On the whole, the Baltimore staff is pretty bad, mainly due to their starting pitching. The team has the third worst ERA in the majors and the starters post the fewest quality starts which is why their bullpen is near the top in innings pitched. The fault certainly cannot be placed on closer George Sherill, who looked to be the lead figure in a committee formed when he was invariably going to fail. The lefty is 20/23 in save opportunities with 38K’s in 39.1 innings (8.69 K/9) with a 2.52 ERA and 1.17 WHIP. His last blown save was against the Red Sox (the 6-5 comeback win), but recorded the save in the 11-10 Oriole comeback and also threw a scoreless inning in a 2-1 Red Sox win in Boston earlier.
The Orioles may look completely different by the time August rolls around with them out of the race and having some interesting assets, including Sherrill. Aubrey Huff (.254 BA, 11 HR, 57 RBI, 39 R) was rumored to be headed somewhere, including Boston, and Melvin Mora (.266, 3, 26, 25) and/or Luke Scott (.290, 18, 53, 41) could be on the move as well, as they re-tool (I will not say rebuilding as when was the last time they were not?) with a youth movement centered around Adam Jones (.307, 14, 52, 60), Matt Wieters (.244, 3, 10, 10), and Nolan Reimold (.259, 9, 22, 24).
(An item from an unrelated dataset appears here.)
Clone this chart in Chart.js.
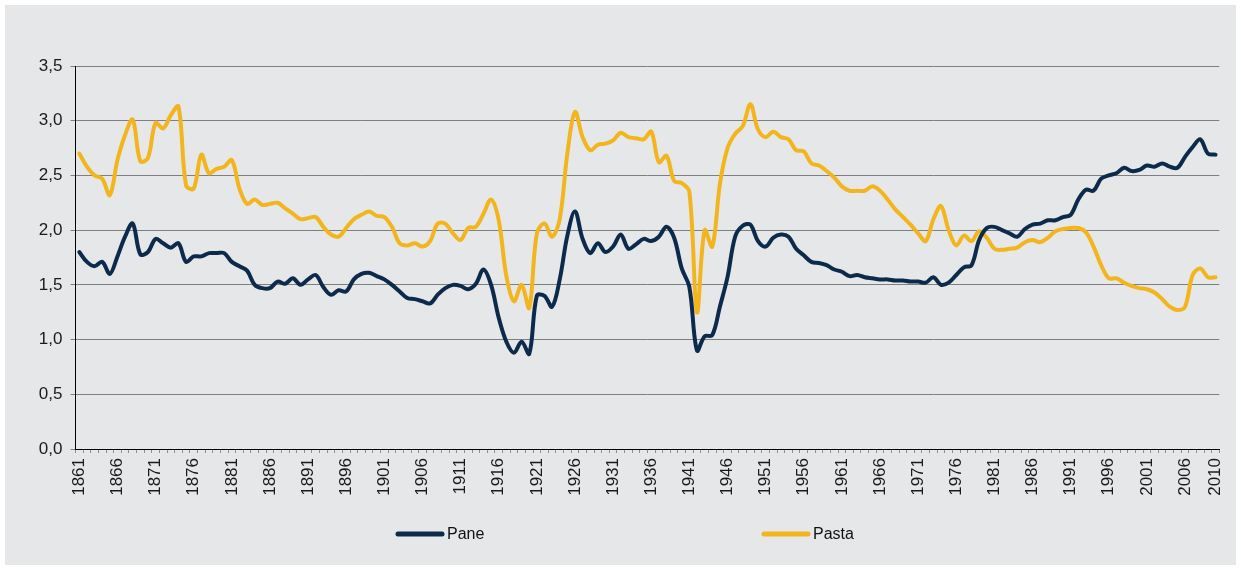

Brian Roberts (.280, 8, 43, 69, 20 SB) and Nick Markakis (.295, 11. 63. 59) are key veterans that will help form the core. The movement is probably for the best as the Orioles are remarkably average offensively almost any way they are measured, so an influx of younger talent or prospects could grow up together.
The Orioles, and returning to Fenway, might be just what the doctor ordered for the Red Sox to get right offensively. The Orioles, for as lowly ranked their pitching staff is, actually do not walk hitters at a high rate, but give up plenty of hits instead. Lester certainly has to be relishing this start as he looks to keep his scoreless inning streak alive against the Birds, while Penny and Smoltz each look to have something to prove based on their recent starts. The Red Sox should win this series and hopefully get the offense or one of the back-end starters back on track.